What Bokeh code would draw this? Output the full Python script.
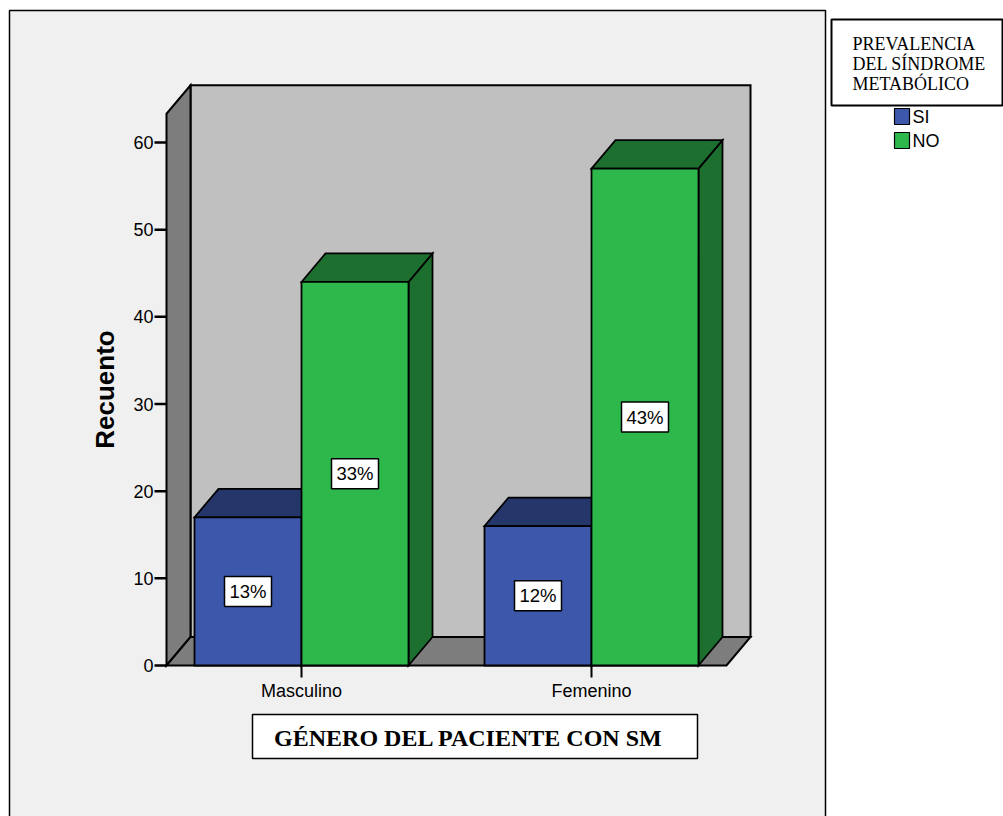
▬▬▬▬▬▬▬▬▬▬
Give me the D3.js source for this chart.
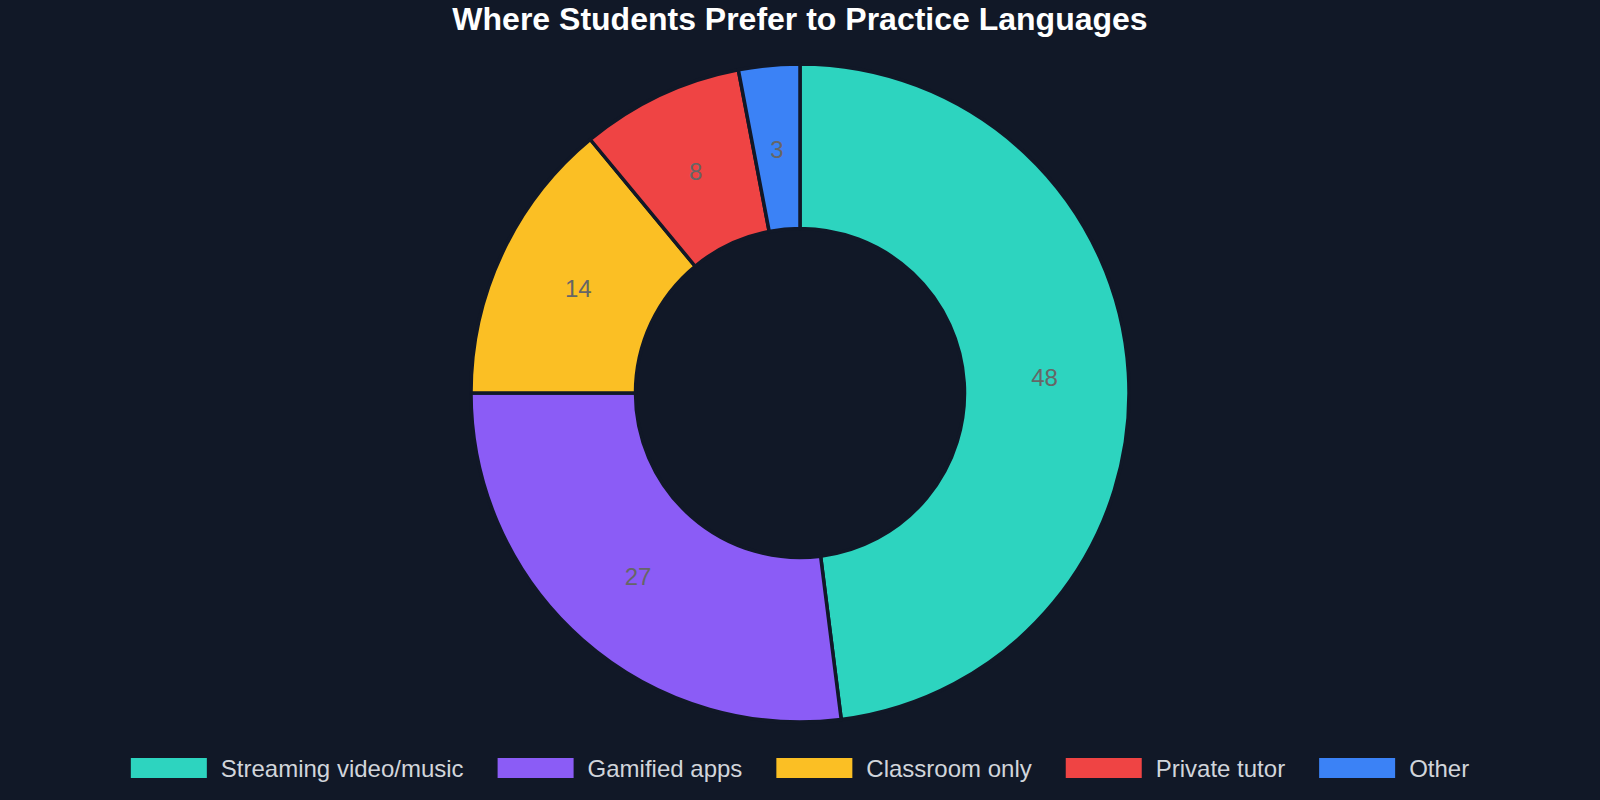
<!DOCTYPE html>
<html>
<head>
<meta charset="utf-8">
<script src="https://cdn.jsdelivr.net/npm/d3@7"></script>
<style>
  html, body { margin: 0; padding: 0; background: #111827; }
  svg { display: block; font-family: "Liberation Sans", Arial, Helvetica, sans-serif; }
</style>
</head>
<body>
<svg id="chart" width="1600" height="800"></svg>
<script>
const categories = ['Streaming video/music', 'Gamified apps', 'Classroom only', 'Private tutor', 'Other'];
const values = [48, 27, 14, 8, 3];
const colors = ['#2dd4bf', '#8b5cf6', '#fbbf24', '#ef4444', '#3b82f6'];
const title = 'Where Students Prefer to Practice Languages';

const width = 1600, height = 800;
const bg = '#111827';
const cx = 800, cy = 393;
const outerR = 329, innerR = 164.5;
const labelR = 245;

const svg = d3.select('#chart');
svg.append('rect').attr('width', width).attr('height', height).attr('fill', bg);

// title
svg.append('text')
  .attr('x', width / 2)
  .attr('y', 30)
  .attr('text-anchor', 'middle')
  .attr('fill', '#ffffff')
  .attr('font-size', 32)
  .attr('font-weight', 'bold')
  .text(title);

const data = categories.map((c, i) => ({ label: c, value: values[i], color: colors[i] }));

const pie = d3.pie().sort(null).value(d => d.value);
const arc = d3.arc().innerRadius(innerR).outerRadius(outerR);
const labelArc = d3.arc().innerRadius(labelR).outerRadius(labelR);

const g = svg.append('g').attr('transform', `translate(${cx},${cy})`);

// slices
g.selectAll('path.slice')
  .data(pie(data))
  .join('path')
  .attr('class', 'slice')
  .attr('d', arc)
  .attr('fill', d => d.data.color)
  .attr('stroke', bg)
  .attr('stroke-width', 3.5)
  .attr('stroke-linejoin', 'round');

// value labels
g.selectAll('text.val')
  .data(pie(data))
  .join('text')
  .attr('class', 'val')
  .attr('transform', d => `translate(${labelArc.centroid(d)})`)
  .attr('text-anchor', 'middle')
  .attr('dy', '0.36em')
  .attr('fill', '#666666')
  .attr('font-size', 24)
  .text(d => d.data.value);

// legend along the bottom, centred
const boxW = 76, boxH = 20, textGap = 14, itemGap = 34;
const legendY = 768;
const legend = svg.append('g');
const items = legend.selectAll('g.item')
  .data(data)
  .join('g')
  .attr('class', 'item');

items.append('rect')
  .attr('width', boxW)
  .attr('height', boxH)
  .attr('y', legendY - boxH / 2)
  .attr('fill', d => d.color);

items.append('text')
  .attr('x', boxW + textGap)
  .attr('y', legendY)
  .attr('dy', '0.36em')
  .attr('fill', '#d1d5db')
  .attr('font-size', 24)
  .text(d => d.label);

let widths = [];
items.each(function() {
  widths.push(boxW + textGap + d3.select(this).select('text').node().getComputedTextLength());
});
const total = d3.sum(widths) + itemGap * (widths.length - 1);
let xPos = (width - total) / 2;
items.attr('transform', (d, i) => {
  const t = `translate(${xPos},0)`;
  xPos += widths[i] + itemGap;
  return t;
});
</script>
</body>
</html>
▬▬▬▬▬▬▬▬▬▬
• What needs to be done:
Without the pictures, write out exactly the lines from the one that has "Give me the D3.js source for this chart." down to the one that has "d => d.color);", both included.

• Written answer:
Give me the D3.js source for this chart.
<!DOCTYPE html>
<html>
<head>
<meta charset="utf-8">
<script src="https://cdn.jsdelivr.net/npm/d3@7"></script>
<style>
  html, body { margin: 0; padding: 0; background: #111827; }
  svg { display: block; font-family: "Liberation Sans", Arial, Helvetica, sans-serif; }
</style>
</head>
<body>
<svg id="chart" width="1600" height="800"></svg>
<script>
const categories = ['Streaming video/music', 'Gamified apps', 'Classroom only', 'Private tutor', 'Other'];
const values = [48, 27, 14, 8, 3];
const colors = ['#2dd4bf', '#8b5cf6', '#fbbf24', '#ef4444', '#3b82f6'];
const title = 'Where Students Prefer to Practice Languages';

const width = 1600, height = 800;
const bg = '#111827';
const cx = 800, cy = 393;
const outerR = 329, innerR = 164.5;
const labelR = 245;

const svg = d3.select('#chart');
svg.append('rect').attr('width', width).attr('height', height).attr('fill', bg);

// title
svg.append('text')
  .attr('x', width / 2)
  .attr('y', 30)
  .attr('text-anchor', 'middle')
  .attr('fill', '#ffffff')
  .attr('font-size', 32)
  .attr('font-weight', 'bold')
  .text(title);

const data = categories.map((c, i) => ({ label: c, value: values[i], color: colors[i] }));

const pie = d3.pie().sort(null).value(d => d.value);
const arc = d3.arc().innerRadius(innerR).outerRadius(outerR);
const labelArc = d3.arc().innerRadius(labelR).outerRadius(labelR);

const g = svg.append('g').attr('transform', `translate(${cx},${cy})`);

// slices
g.selectAll('path.slice')
  .data(pie(data))
  .join('path')
  .attr('class', 'slice')
  .attr('d', arc)
  .attr('fill', d => d.data.color)
  .attr('stroke', bg)
  .attr('stroke-width', 3.5)
  .attr('stroke-linejoin', 'round');

// value labels
g.selectAll('text.val')
  .data(pie(data))
  .join('text')
  .attr('class', 'val')
  .attr('transform', d => `translate(${labelArc.centroid(d)})`)
  .attr('text-anchor', 'middle')
  .attr('dy', '0.36em')
  .attr('fill', '#666666')
  .attr('font-size', 24)
  .text(d => d.data.value);

// legend along the bottom, centred
const boxW = 76, boxH = 20, textGap = 14, itemGap = 34;
const legendY = 768;
const legend = svg.append('g');
const items = legend.selectAll('g.item')
  .data(data)
  .join('g')
  .attr('class', 'item');

items.append('rect')
  .attr('width', boxW)
  .attr('height', boxH)
  .attr('y', legendY - boxH / 2)
  .attr('fill', d => d.color);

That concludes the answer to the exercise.